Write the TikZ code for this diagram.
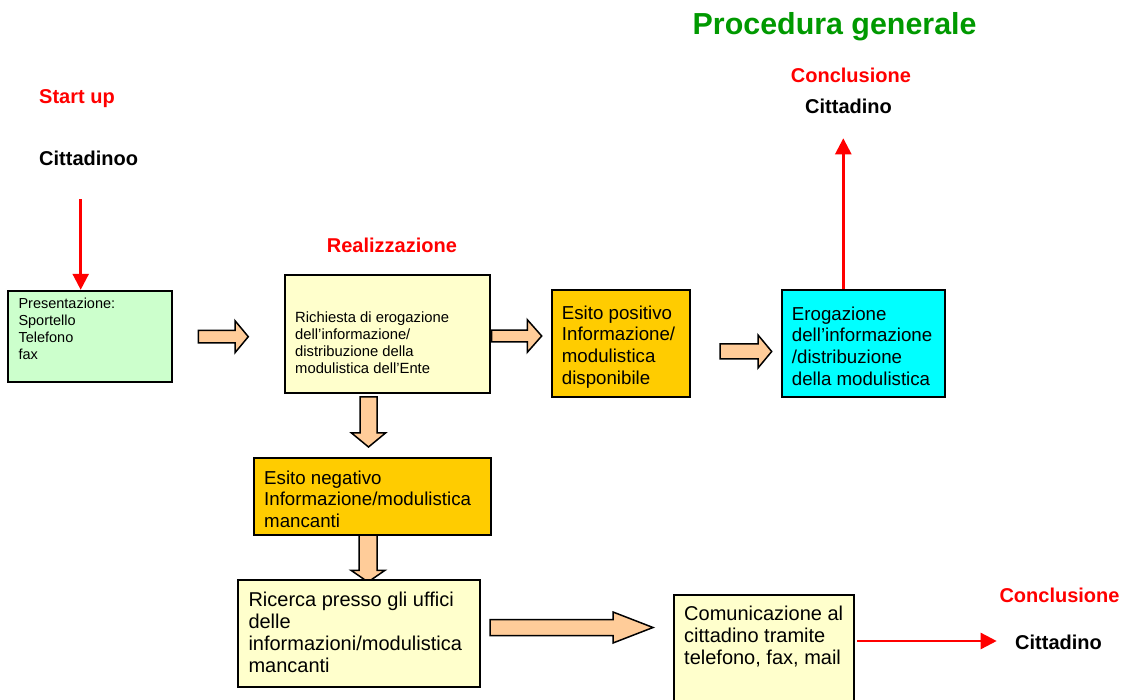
\documentclass[tikz,border=0pt]{standalone}
\usepackage{fontspec}
\setmainfont{Liberation Sans}
\usetikzlibrary{calc,arrows.meta}
\definecolor{titlegreen}{RGB}{0,153,0}
\definecolor{pred}{RGB}{255,0,0}
\definecolor{lightgreen}{RGB}{204,255,204}
\definecolor{paleyellow}{RGB}{255,255,204}
\definecolor{gold}{RGB}{255,204,0}
\definecolor{cyanbox}{RGB}{0,255,255}
\definecolor{peach}{RGB}{255,204,153}
\tikzset{
  procbox/.style={draw=black, line width=1.8pt, rectangle, inner sep=0pt},
  boxtext/.style={anchor=north west, inner sep=0pt, align=left},
  smalltext/.style={font=\fontsize{14.5}{17}\selectfont},
  midtext/.style={font=\fontsize{18.7}{21.7}\selectfont},
  bigtext/.style={font=\fontsize{20}{22}\selectfont},
  redlabel/.style={anchor=base west, inner sep=0pt, text=pred, font=\bfseries\fontsize{20}{24}\selectfont},
  blacklabel/.style={anchor=base west, inner sep=0pt, text=black, font=\bfseries\fontsize{20}{24}\selectfont},
  redarrow/.style={draw=pred, line width=2.5pt, -{Triangle[length=16pt,width=16pt]}},
  blockarrow/.style={draw=black, fill=peach, line width=1.5pt, line join=miter},
}
% horizontal block arrow: #1 start, #2 tip, #3 shaft half, #4 head half, #5 head length
\newcommand{\myHarrow}[5]{%
  \draw[blockarrow] let \p1=(#1), \p2=(#2) in
    (\x1,\y1+#3) -- (\x2-#5,\y1+#3) -- (\x2-#5,\y1+#4) -- (\x2,\y1)
    -- (\x2-#5,\y1-#4) -- (\x2-#5,\y1-#3) -- (\x1,\y1-#3) -- cycle;}
% downward block arrow
\newcommand{\myVarrow}[5]{%
  \draw[blockarrow] let \p1=(#1), \p2=(#2) in
    (\x1-#3,\y1) -- (\x1-#3,\y2+#5) -- (\x1-#4,\y2+#5) -- (\x1,\y2)
    -- (\x1+#4,\y2+#5) -- (\x1+#3,\y2+#5) -- (\x1+#3,\y1) -- cycle;}
\begin{document}
\begin{tikzpicture}[x=1pt,y=-1pt]
\useasboundingbox (0,0) rectangle (1122,700);
\clip (0,0) rectangle (1122,700);

% title and labels
\node[anchor=base west, inner sep=0pt, text=titlegreen, font=\bfseries\fontsize{30.4}{36}\selectfont] (title) at (692.5,34.8) {Procedura generale};
\node[redlabel] (startup) at (39,103.3) {Start up};
\node[blacklabel] (citt0) at (39,165.3) {Cittadinoo};
\node[redlabel] (real) at (326.7,252.7) {Realizzazione};
\node[redlabel] (concl1) at (790.7,82.6) {Conclusione};
\node[blacklabel] (citt1) at (805,113.6) {Cittadino};
\node[redlabel] (concl2) at (999.3,602.7) {Conclusione};
\node[blacklabel] (citt2) at (1015,649.3) {Cittadino};

% boxes
\node[procbox, fill=lightgreen, minimum width=163.4pt, minimum height=91pt] (pres) at (90,336.2) {};
\node[procbox, fill=paleyellow, minimum width=205pt, minimum height=118pt] (req) at (387.5,334) {};
\node[procbox, fill=gold, minimum width=138.3pt, minimum height=107.3pt] (pos) at (620.85,343.65) {};
\node[procbox, fill=cyanbox, minimum width=163.3pt, minimum height=107pt] (ero) at (863.35,343.5) {};
\node[procbox, fill=gold, minimum width=236.7pt, minimum height=76.7pt] (neg) at (372.35,496.65) {};

% down arrow between negative box and search box (under the box)
\coordinate (d2s) at (368,535);
\coordinate (d2e) at (368,582);
\myVarrow{d2s}{d2e}{9pt}{17pt}{11.7pt}

\node[procbox, fill=paleyellow, minimum width=241.7pt, minimum height=107.3pt] (ric) at (359.15,633.65) {};
\node[procbox, fill=paleyellow, minimum width=180pt, minimum height=120pt] (com) at (764,655) {};

% box texts
\node[boxtext, smalltext] (prest) at (18.3,297.8) {\rule{0pt}{0.75em}Presentazione:\\Sportello\\Telefono\\fax};
\node[boxtext, font=\fontsize{14.8}{17}\selectfont] (reqt) at (295,311.2) {\rule{0pt}{0.75em}Richiesta di erogazione\\dell’informazione/\\distribuzione della\\modulistica dell’Ente};
\node[boxtext, midtext] (post) at (561.7,305) {\rule{0pt}{0.75em}Esito positivo\\Informazione/\\modulistica\\disponibile};
\node[boxtext, midtext] (erot) at (791.7,306) {\rule{0pt}{0.75em}Erogazione\\dell’informazione\\/distribuzione\\della modulistica};
\node[boxtext, midtext] (negt) at (264,470) {\rule{0pt}{0.75em}Esito negativo\\Informazione/modulistica\\mancanti};
\node[boxtext, bigtext] (rict) at (248.3,591.7) {\rule{0pt}{0.75em}Ricerca presso gli uffici\\delle\\informazioni/modulistica\\mancanti};
\node[boxtext, bigtext] (comt) at (684,605.5) {\rule{0pt}{0.75em}Comunicazione al\\cittadino tramite\\telefono, fax, mail};

% block arrows
\coordinate (a1s) at (198.3,336.7); \coordinate (a1e) at (248.3,336.7);
\myHarrow{a1s}{a1e}{6.2pt}{16pt}{13.3pt}
\coordinate (a2s) at (491.7,336); \coordinate (a2e) at (541.7,336);
\myHarrow{a2s}{a2e}{5.8pt}{16.3pt}{14.4pt}
\coordinate (a3s) at (720,351.5); \coordinate (a3e) at (771.7,351.5);
\myHarrow{a3s}{a3e}{7.5pt}{16.5pt}{13.7pt}
\coordinate (d1s) at (368.5,397); \coordinate (d1e) at (368.5,447);
\myVarrow{d1s}{d1e}{8.5pt}{17pt}{14pt}
\coordinate (a6s) at (490,627.5); \coordinate (a6e) at (653,627.5);
\myHarrow{a6s}{a6e}{8pt}{15.5pt}{40pt}

% red connectors
\coordinate (r1s) at (80.7,199.3);
\draw[redarrow] (r1s) -- (r1s |- pres.north);
\coordinate (r2e) at (843.3,138.3);
\draw[redarrow] (r2e |- ero.north) -- (r2e);
\coordinate (r3s) at (857.3,641);
\coordinate (r3e) at (996.7,641);
\draw[redarrow] (r3s) -- (r3e);
\end{tikzpicture}
\end{document}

Stated goal >> Reproduce the listing word for word and omit its pictures.

Output of the exercise >>
Write the TikZ code for this diagram.
\documentclass[tikz,border=0pt]{standalone}
\usepackage{fontspec}
\setmainfont{Liberation Sans}
\usetikzlibrary{calc,arrows.meta}
\definecolor{titlegreen}{RGB}{0,153,0}
\definecolor{pred}{RGB}{255,0,0}
\definecolor{lightgreen}{RGB}{204,255,204}
\definecolor{paleyellow}{RGB}{255,255,204}
\definecolor{gold}{RGB}{255,204,0}
\definecolor{cyanbox}{RGB}{0,255,255}
\definecolor{peach}{RGB}{255,204,153}
\tikzset{
  procbox/.style={draw=black, line width=1.8pt, rectangle, inner sep=0pt},
  boxtext/.style={anchor=north west, inner sep=0pt, align=left},
  smalltext/.style={font=\fontsize{14.5}{17}\selectfont},
  midtext/.style={font=\fontsize{18.7}{21.7}\selectfont},
  bigtext/.style={font=\fontsize{20}{22}\selectfont},
  redlabel/.style={anchor=base west, inner sep=0pt, text=pred, font=\bfseries\fontsize{20}{24}\selectfont},
  blacklabel/.style={anchor=base west, inner sep=0pt, text=black, font=\bfseries\fontsize{20}{24}\selectfont},
  redarrow/.style={draw=pred, line width=2.5pt, -{Triangle[length=16pt,width=16pt]}},
  blockarrow/.style={draw=black, fill=peach, line width=1.5pt, line join=miter},
}
% horizontal block arrow: #1 start, #2 tip, #3 shaft half, #4 head half, #5 head length
\newcommand{\myHarrow}[5]{%
  \draw[blockarrow] let \p1=(#1), \p2=(#2) in
    (\x1,\y1+#3) -- (\x2-#5,\y1+#3) -- (\x2-#5,\y1+#4) -- (\x2,\y1)
    -- (\x2-#5,\y1-#4) -- (\x2-#5,\y1-#3) -- (\x1,\y1-#3) -- cycle;}
% downward block arrow
\newcommand{\myVarrow}[5]{%
  \draw[blockarrow] let \p1=(#1), \p2=(#2) in
    (\x1-#3,\y1) -- (\x1-#3,\y2+#5) -- (\x1-#4,\y2+#5) -- (\x1,\y2)
    -- (\x1+#4,\y2+#5) -- (\x1+#3,\y2+#5) -- (\x1+#3,\y1) -- cycle;}
\begin{document}
\begin{tikzpicture}[x=1pt,y=-1pt]
\useasboundingbox (0,0) rectangle (1122,700);
\clip (0,0) rectangle (1122,700);

% title and labels
\node[anchor=base west, inner sep=0pt, text=titlegreen, font=\bfseries\fontsize{30.4}{36}\selectfont] (title) at (692.5,34.8) {Procedura generale};
\node[redlabel] (startup) at (39,103.3) {Start up};
\node[blacklabel] (citt0) at (39,165.3) {Cittadinoo};
\node[redlabel] (real) at (326.7,252.7) {Realizzazione};
\node[redlabel] (concl1) at (790.7,82.6) {Conclusione};
\node[blacklabel] (citt1) at (805,113.6) {Cittadino};
\node[redlabel] (concl2) at (999.3,602.7) {Conclusione};
\node[blacklabel] (citt2) at (1015,649.3) {Cittadino};

% boxes
\node[procbox, fill=lightgreen, minimum width=163.4pt, minimum height=91pt] (pres) at (90,336.2) {};
\node[procbox, fill=paleyellow, minimum width=205pt, minimum height=118pt] (req) at (387.5,334) {};
\node[procbox, fill=gold, minimum width=138.3pt, minimum height=107.3pt] (pos) at (620.85,343.65) {};
\node[procbox, fill=cyanbox, minimum width=163.3pt, minimum height=107pt] (ero) at (863.35,343.5) {};
\node[procbox, fill=gold, minimum width=236.7pt, minimum height=76.7pt] (neg) at (372.35,496.65) {};

% down arrow between negative box and search box (under the box)
\coordinate (d2s) at (368,535);
\coordinate (d2e) at (368,582);
\myVarrow{d2s}{d2e}{9pt}{17pt}{11.7pt}

\node[procbox, fill=paleyellow, minimum width=241.7pt, minimum height=107.3pt] (ric) at (359.15,633.65) {};
\node[procbox, fill=paleyellow, minimum width=180pt, minimum height=120pt] (com) at (764,655) {};

% box texts
\node[boxtext, smalltext] (prest) at (18.3,297.8) {\rule{0pt}{0.75em}Presentazione:\\Sportello\\Telefono\\fax};
\node[boxtext, font=\fontsize{14.8}{17}\selectfont] (reqt) at (295,311.2) {\rule{0pt}{0.75em}Richiesta di erogazione\\dell’informazione/\\distribuzione della\\modulistica dell’Ente};
\node[boxtext, midtext] (post) at (561.7,305) {\rule{0pt}{0.75em}Esito positivo\\Informazione/\\modulistica\\disponibile};
\node[boxtext, midtext] (erot) at (791.7,306) {\rule{0pt}{0.75em}Erogazione\\dell’informazione\\/distribuzione\\della modulistica};
\node[boxtext, midtext] (negt) at (264,470) {\rule{0pt}{0.75em}Esito negativo\\Informazione/modulistica\\mancanti};
\node[boxtext, bigtext] (rict) at (248.3,591.7) {\rule{0pt}{0.75em}Ricerca presso gli uffici\\delle\\informazioni/modulistica\\mancanti};
\node[boxtext, bigtext] (comt) at (684,605.5) {\rule{0pt}{0.75em}Comunicazione al\\cittadino tramite\\telefono, fax, mail};

% block arrows
\coordinate (a1s) at (198.3,336.7); \coordinate (a1e) at (248.3,336.7);
\myHarrow{a1s}{a1e}{6.2pt}{16pt}{13.3pt}
\coordinate (a2s) at (491.7,336); \coordinate (a2e) at (541.7,336);
\myHarrow{a2s}{a2e}{5.8pt}{16.3pt}{14.4pt}
\coordinate (a3s) at (720,351.5); \coordinate (a3e) at (771.7,351.5);
\myHarrow{a3s}{a3e}{7.5pt}{16.5pt}{13.7pt}
\coordinate (d1s) at (368.5,397); \coordinate (d1e) at (368.5,447);
\myVarrow{d1s}{d1e}{8.5pt}{17pt}{14pt}
\coordinate (a6s) at (490,627.5); \coordinate (a6e) at (653,627.5);
\myHarrow{a6s}{a6e}{8pt}{15.5pt}{40pt}

% red connectors
\coordinate (r1s) at (80.7,199.3);
\draw[redarrow] (r1s) -- (r1s |- pres.north);
\coordinate (r2e) at (843.3,138.3);
\draw[redarrow] (r2e |- ero.north) -- (r2e);
\coordinate (r3s) at (857.3,641);
\coordinate (r3e) at (996.7,641);
\draw[redarrow] (r3s) -- (r3e);
\end{tikzpicture}
\end{document}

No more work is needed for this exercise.